For six years, an Indian nurse's murder in Sydney has remained unsolved

MELBOURNE: For over a week, no one had noticed the dying homeless Indian-origin woman in the bushlands of a quiet Sydney suburb. It may not have made a difference if someone had — she had sustained 80% burns in an acid attack. Monika Chetty, 39, died 27 painful days later at a hospital. But police know little more now than they did then, six years ago. Now, in its third public appeal, the state government of New South Wales, Australia has announced a $500,000 AUD reward for leads in what has been a blind case so far. The inquest will begin in a week.
“The brutality was unlike anything I had seen in all my years as an officer,” Andrew Booth, investigating officer in the case, told TOI. “Medical reports suggest she had been in that condition for seven to 10 days before she was found, without any pain management,” said Matthew Newton, acting superintendent of Liverpool Police Station.

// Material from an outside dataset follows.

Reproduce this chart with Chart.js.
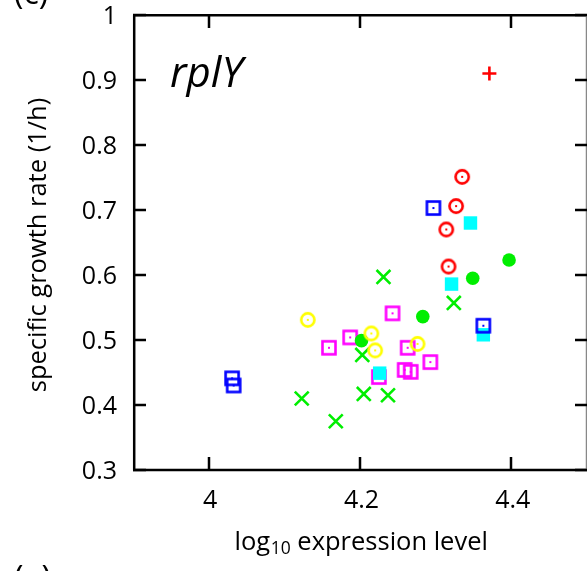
<!DOCTYPE html>
<html><head><meta charset="utf-8">
<script src="https://cdn.jsdelivr.net/npm/chart.js@4"></script>
<style>html,body{margin:0;padding:0;background:#fff}#wrap{width:587px;height:571px;position:relative}</style>
</head><body><div id="wrap"><canvas id="c" width="587" height="571"></canvas></div>
<script>
// ---- data ----
const xTicks = [4, 4.2, 4.4];
const yTicks = [0.3, 0.4, 0.5, 0.6, 0.7, 0.8, 0.9, 1];
const xTickLabels = ['4', '4.2', '4.4'];
const yTickLabels = ['0.3', '0.4', '0.5', '0.6', '0.7', '0.8', '0.9', '1'];

const redPlusX = [4.371];
const redPlusY = [0.910];
const redCircleX = [4.335, 4.327, 4.314, 4.317];
const redCircleY = [0.751, 0.706, 0.670, 0.613];
const blueSquareX = [4.297, 4.363, 4.031, 4.033];
const blueSquareY = [0.703, 0.522, 0.441, 0.430];
const cyanSquareX = [4.346, 4.321, 4.363, 4.226];
const cyanSquareY = [0.680, 0.586, 0.508, 0.449];
const greenDotX = [4.397, 4.349, 4.283, 4.202];
const greenDotY = [0.623, 0.595, 0.536, 0.499];
const greenCrossX = [4.231, 4.324, 4.203, 4.205, 4.237, 4.123, 4.168];
const greenCrossY = [0.597, 0.557, 0.477, 0.417, 0.415, 0.410, 0.375];
const magentaSquareX = [4.243, 4.187, 4.159, 4.263, 4.293, 4.259, 4.267, 4.225];
const magentaSquareY = [0.541, 0.504, 0.488, 0.488, 0.466, 0.454, 0.451, 0.443];
const yellowCircleX = [4.131, 4.215, 4.220, 4.276];
const yellowCircleY = [0.531, 0.510, 0.484, 0.494];

const geneName = 'rplY';
const xTitleMain = 'log';
const xTitleSub = '10';
const xTitleRest = ' expression level';
const yTitle = 'specific growth rate (1/h)';
const panelLabel = '(c)';
const nextPanelLabel = '(e)';

// ---- markers ----
function mk(w, draw) { const c = document.createElement('canvas'); c.width = w; c.height = w; const g = c.getContext('2d'); draw(g, w / 2); return c; }
const circDot = col => mk(20, (g, m) => { g.strokeStyle = col; g.lineWidth = 2.6; g.beginPath(); g.arc(m, m, 6.6, 0, 2 * Math.PI); g.stroke(); g.fillStyle = col; g.fillRect(m - 1, m - 1, 2, 2); });
const sqDot = col => mk(20, (g, m) => { g.strokeStyle = col; g.lineWidth = 2.6; g.strokeRect(m - 6.5, m - 6.5, 13, 13); g.fillStyle = col; g.fillRect(m - 1, m - 1, 2, 2); });

const pts = (xs, ys) => xs.map((x, i) => ({ x: x, y: ys[i] }));

const datasets = [
  { data: pts(redPlusX, redPlusY), pointStyle: 'cross', pointRadius: 7, borderColor: '#ff0000', pointBorderWidth: 2.6, backgroundColor: '#ff0000' },
  { data: pts(redCircleX, redCircleY), pointStyle: circDot('#ff0000'), pointRadius: 7 },
  { data: pts(blueSquareX, blueSquareY), pointStyle: sqDot('#0000ff'), pointRadius: 7 },
  { data: pts(cyanSquareX, cyanSquareY), pointStyle: 'rect', pointRadius: 9.5, backgroundColor: '#00ffff', borderColor: '#00ffff', pointBorderWidth: 0 },
  { data: pts(yellowCircleX, yellowCircleY), pointStyle: circDot('#ffff00'), pointRadius: 7 },
  { data: pts(greenDotX, greenDotY), pointStyle: 'circle', pointRadius: 6.8, backgroundColor: '#00ee00', borderColor: '#00ee00', pointBorderWidth: 0 },
  { data: pts(greenCrossX, greenCrossY), pointStyle: 'crossRot', pointRadius: 9.8, borderColor: '#00ee00', pointBorderWidth: 2.6 },
  { data: pts(magentaSquareX, magentaSquareY), pointStyle: sqDot('#ff00ff'), pointRadius: 7 }
];

const FONT = '"Open Sans", "DejaVu Sans", sans-serif';

const decor = {
  id: 'decor',
  afterDatasetsDraw(chart) {
    const g = chart.ctx, a = chart.chartArea, xs = chart.scales.x, ys = chart.scales.y;
    g.save();
    g.strokeStyle = '#000'; g.lineWidth = 2.5;
    // frame
    g.beginPath();
    g.moveTo(a.left + 1.2, a.top + 0.3); g.lineTo(a.left + 1.2, a.bottom);
    g.moveTo(a.left, a.bottom); g.lineTo(a.right, a.bottom);
    g.moveTo(a.left, a.top + 0.3); g.lineTo(a.right, a.top + 0.3);
    g.stroke();
    g.strokeStyle = '#888'; g.lineWidth = 1.5;
    g.beginPath(); g.moveTo(a.right - 0.5, a.top); g.lineTo(a.right - 0.5, a.bottom); g.stroke();
    // inward ticks
    g.strokeStyle = '#000'; g.lineWidth = 2.5;
    g.beginPath();
    xTicks.forEach(v => { const px = Math.round(xs.getPixelForValue(v)); g.moveTo(px, a.bottom); g.lineTo(px, a.bottom - 13); g.moveTo(px, a.top); g.lineTo(px, a.top + 13); });
    yTicks.forEach(v => { const py = ys.getPixelForValue(v); g.moveTo(a.left, py); g.lineTo(a.left + 13, py); g.moveTo(a.right, py); g.lineTo(a.right - 12, py); });
    g.stroke();
    // tick labels
    g.fillStyle = '#000';
    g.font = '25px ' + FONT;
    g.textAlign = 'center'; g.textBaseline = 'alphabetic';
    xTicks.forEach((v, i) => g.fillText(xTickLabels[i], xs.getPixelForValue(v) + 1.5, 508));
    g.textAlign = 'right';
    yTicks.forEach((v, i) => g.fillText(yTickLabels[i], 117, ys.getPixelForValue(v) + 9));
    // x title
    const f1 = '25.5px ' + FONT, f2 = '17.5px ' + FONT;
    g.font = f1; const w1 = g.measureText(xTitleMain).width, w3 = g.measureText(xTitleRest).width;
    g.font = f2; const w2 = g.measureText(xTitleSub).width;
    let x0 = 361 - (w1 + w2 + w3) / 2;
    g.textAlign = 'left';
    g.font = f1; g.fillText(xTitleMain, x0, 550);
    g.font = f2; g.fillText(xTitleSub, x0 + w1 + 0.5, 554);
    g.font = f1; g.fillText(xTitleRest, x0 + w1 + w2 + 0.5, 550);
    // y title
    g.save(); g.translate(46, 245); g.rotate(-Math.PI / 2);
    g.textAlign = 'center'; g.font = '25.5px ' + FONT; g.fillText(yTitle, 0, 0);
    g.restore();
    // gene name
    g.font = 'italic 42px ' + FONT; g.textAlign = 'left';
    g.fillText(geneName, 170, 87);
    // panel labels
    g.font = '32px ' + FONT;
    g.fillText(panelLabel, 14, 4);
    g.fillText(nextPanelLabel, 14, 589);
    g.restore();
  }
};

new Chart(document.getElementById('c'), {
  type: 'scatter',
  data: { datasets: datasets },
  options: {
    responsive: false, animation: false, devicePixelRatio: 1,
    layout: { padding: { top: 15, right: 0, left: 0, bottom: 0 }, autoPadding: false },
    plugins: { legend: { display: false }, tooltip: { enabled: false } },
    scales: {
      x: {
        type: 'linear', min: 3.9, max: 4.5,
        afterBuildTicks: s => { s.ticks = xTicks.map(v => ({ value: v })); },
        afterFit: s => { s.height = 101; },
        grid: { display: false, drawTicks: false }, border: { display: false },
        ticks: { display: false }
      },
      y: {
        type: 'linear', min: 0.3, max: 1,
        afterBuildTicks: s => { s.ticks = yTicks.map(v => ({ value: v })); },
        afterFit: s => { s.width = 133; },
        grid: { display: false, drawTicks: false }, border: { display: false },
        ticks: { display: false }
      }
    }
  },
  plugins: [decor]
});
</script>
</body></html>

But tracing suspects, motives and any part of the narrative that preceded the attack has been difficult. She had been a nurse for only two years before giving it up to take “odd jobs”, which police did not get into the details of. She had been evicted from her house, was in and out of public housing and had been living in her car in Liverpool when she was killed. Her family, who are from UP and Bihar and had moved to Australia in 1988 from Fiji, has rarely appeared before the media. And she had divorced her husband, Ronald Chetty, six years before she died. They had three children.
Given the nature of the attack, police believe there was a personal motive. In her statement, Monika had told the police she had refused to share a smoke with a stranger at Bigge Park, a water playground, after which he attacked her. “We strongly believe she told the initial investigating police a story about Bigge Park to protect herself or those she loved from reprisal,” detective-inspector Dean Johnstone had said at a press conference in 2018.

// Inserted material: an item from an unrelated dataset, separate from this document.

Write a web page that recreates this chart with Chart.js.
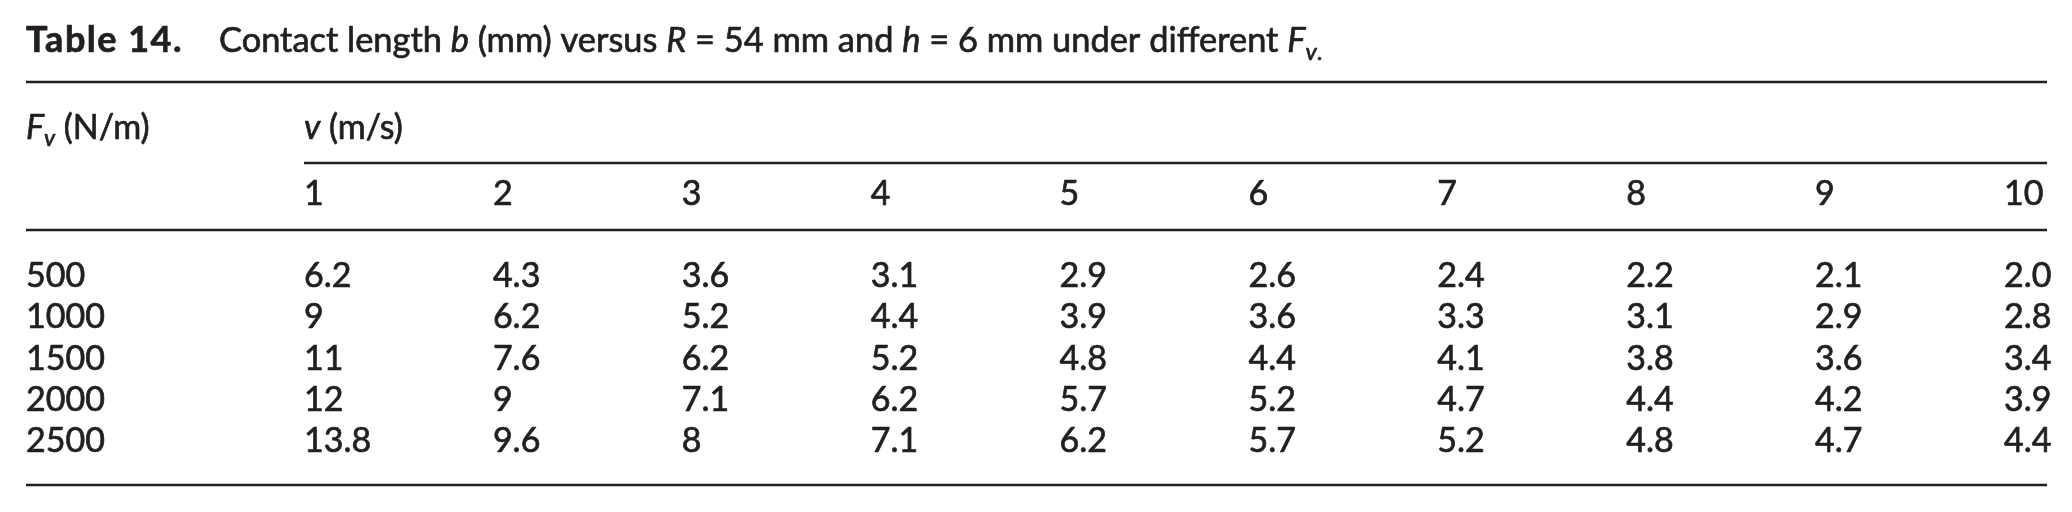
<!DOCTYPE html>
<html>
<head>
<meta charset="utf-8">
<script src="https://cdn.jsdelivr.net/npm/chart.js@4.4.0/dist/chart.umd.min.js"></script>
<style>
  html, body { margin: 0; padding: 0; background: #ffffff; }
  #wrap { width: 2072px; height: 512px; position: relative; }
</style>
</head>
<body>
<div id="wrap"><canvas id="c" width="2072" height="512"></canvas></div>
<script>
const titleNumber = 'Table 14.';
const fvRows = [500, 1000, 1500, 2000, 2500];          // Fv (N/m)
const vCols = [1, 2, 3, 4, 5, 6, 7, 8, 9, 10];         // v (m/s)
const vColLabels = ['1', '2', '3', '4', '5', '6', '7', '8', '9', '10'];
const b500  = ['6.2', '4.3', '3.6', '3.1', '2.9', '2.6', '2.4', '2.2', '2.1', '2.0'];
const b1000 = ['9',   '6.2', '5.2', '4.4', '3.9', '3.6', '3.3', '3.1', '2.9', '2.8'];
const b1500 = ['11',  '7.6', '6.2', '5.2', '4.8', '4.4', '4.1', '3.8', '3.6', '3.4'];
const b2000 = ['12',  '9',   '7.1', '6.2', '5.7', '5.2', '4.7', '4.4', '4.2', '3.9'];
const b2500 = ['13.8','9.6', '8',   '7.1', '6.2', '5.7', '5.2', '4.8', '4.7', '4.4'];
const rowValues = [b500, b1000, b1500, b2000, b2500];

// ---- Styling ----
const FONT = 'Lato, "Open Sans", sans-serif';
const INK = '#231f20';
const BODY_PX = 34;
const TITLE_PX = 34.4;
const RULE_W = 2.6;
const TEXT_STROKE = 0.7;
const TABLE_L = 26, TABLE_R = 2047;

const datasets = fvRows.map((fv, r) => ({
  label: String(fv),
  data: vCols.map((v, c) => ({ x: v, y: fv, text: rowValues[r][c], b: parseFloat(rowValues[r][c]) })),
  pointRadius: 0,
  pointHoverRadius: 0,
  showLine: false
}));

function putText(ctx, t, x, y) {
  ctx.fillText(t, x, y);
  ctx.strokeText(t, x, y);
}

function drawRuns(ctx, runs, x, y, size) {
  let cx = x;
  for (const run of runs) {
    const s = run.sub ? size * 0.68 : size;
    const style = (run.italic ? 'italic ' : '') + (run.bold ? 'bold ' : '');
    ctx.font = style + s + 'px ' + FONT;
    ctx.letterSpacing = run.spacing ? run.spacing + 'px' : '0px';
    const dy = run.sub ? size * 0.22 : 0;
    putText(ctx, run.t, cx, y + dy);
    cx += ctx.measureText(run.t).width;
  }
  ctx.letterSpacing = '0px';
  return cx;
}

function hline(ctx, x1, x2, y) {
  ctx.save();
  ctx.lineWidth = RULE_W;
  ctx.beginPath();
  ctx.moveTo(x1, y);
  ctx.lineTo(x2, y);
  ctx.stroke();
  ctx.restore();
}

const tablePlugin = {
  id: 'tablePlugin',
  beforeDraw(chart) {
    const ctx = chart.ctx;
    ctx.save();
    ctx.fillStyle = '#ffffff';
    ctx.fillRect(0, 0, chart.width, chart.height);
    ctx.restore();
  },
  afterDatasetsDraw(chart) {
    const ctx = chart.ctx;
    const xs = chart.scales.x;
    const ys = chart.scales.y;
    const col1 = xs.getPixelForValue(vCols[0]);
    ctx.save();
    ctx.fillStyle = INK;
    ctx.strokeStyle = INK;
    ctx.lineWidth = TEXT_STROKE;
    ctx.lineJoin = 'round';
    ctx.textAlign = 'left';
    ctx.textBaseline = 'alphabetic';

    // Title
    drawRuns(ctx, [{ t: titleNumber, bold: true, spacing: 1.5 }], TABLE_L, 52, 36);
    drawRuns(ctx, [
      { t: 'Contact length ' }, { t: 'b', italic: true }, { t: ' (mm) versus ' },
      { t: 'R', italic: true }, { t: ' = 54 mm and ' }, { t: 'h', italic: true },
      { t: ' = 6 mm under different ' }, { t: 'F', italic: true },
      { t: 'v', italic: true, sub: true }, { t: '.', sub: true }
    ], 219, 52, TITLE_PX);

    // Rules
    hline(ctx, TABLE_L, TABLE_R, 82);
    hline(ctx, col1, TABLE_R, 163);
    hline(ctx, TABLE_L, TABLE_R, 230);
    hline(ctx, TABLE_L, TABLE_R, 485);

    // Header rows
    drawRuns(ctx, [{ t: 'F', italic: true }, { t: 'v', italic: true, sub: true }, { t: ' (N/m)' }], TABLE_L, 139, BODY_PX);
    drawRuns(ctx, [{ t: 'v', italic: true }, { t: ' (m/s)' }], col1, 139, BODY_PX);
    ctx.font = BODY_PX + 'px ' + FONT;
    vCols.forEach((v, i) => {
      putText(ctx, vColLabels[i], xs.getPixelForValue(v), 205);
    });

    // Row labels and cells, placed through the scales
    chart.data.datasets.forEach((ds, r) => {
      const meta = chart.getDatasetMeta(r);
      putText(ctx, ds.label, TABLE_L, ys.getPixelForValue(fvRows[r]));
      meta.data.forEach((el, i) => {
        putText(ctx, ds.data[i].text, el.x, el.y);
      });
    });
    ctx.restore();
  }
};

new Chart(document.getElementById('c'), {
  type: 'scatter',
  data: { datasets },
  options: {
    responsive: false,
    animation: false,
    devicePixelRatio: 1,
    layout: { padding: { left: 304, right: 2072 - 2004, top: 287, bottom: 512 - 452 } },
    plugins: { legend: { display: false }, tooltip: { enabled: false }, title: { display: false } },
    events: [],
    scales: {
      x: { type: 'linear', min: 1, max: 10, display: false },
      y: { type: 'linear', min: 500, max: 2500, reverse: true, display: false }
    }
  },
  plugins: [tablePlugin]
});
</script>
</body>
</html>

The “reprisal” could have to do with an angle police have been pursuing — a marriage visa scam she was allegedly involved in. An investigative journalist from ABC News, Hagar Cohen, has done extensive work on tracing the network of young people Chetty was allegedly offering her visa services to — for a sum of money (around $40,000AUD), she could find an Australian match for an immigrant to help them stay on in the country.
Like Gokul Mochi, a student from Gujarat. “Mochi’s account was that he wanted to settle in Australia on a skilled migration visa when his student visa expired. But immigration laws in Australia changed around the time. His friends at an Indian restaurant he was working at told him about Chetty,” said Cohen. He would pay her in instalments of $1,000 and had managed to pay off $30,000 when Chetty died. Immigration officials soon got a hold of him and had him deported. Cohen went on to meet several like Mochi. “In the months leading up to her death, Chetty had been approaching a number of people, asking if they were interested in a marriage-for-visa arrangement.”
Her husband, however, did not know anything about her life. “She was in sporadic touch with her husband and children. But her whereabouts and source of income were not known (to them),” said Booth. While Liverpool residents and members of the Indian community in Sydney did offer to help her, she had reportedly declined. “What was bizarre about Monika’s situation was that she did not want any help. A women’s refuge offered her food, shelter, blankets etc, but she refused that help as well,” said Cohen.
After all these years, the coroner’s inquest, held when a death is suspicious, will begin on November 23. “The inquest comes late because the police were still working on all lines of inquiry and closing them off,” said Booth. “All evidence we have collated so far will be looked at for cause of death and lines of inquiry that need to be followed will be formalised … We all want answers to this horrific, personal crime.”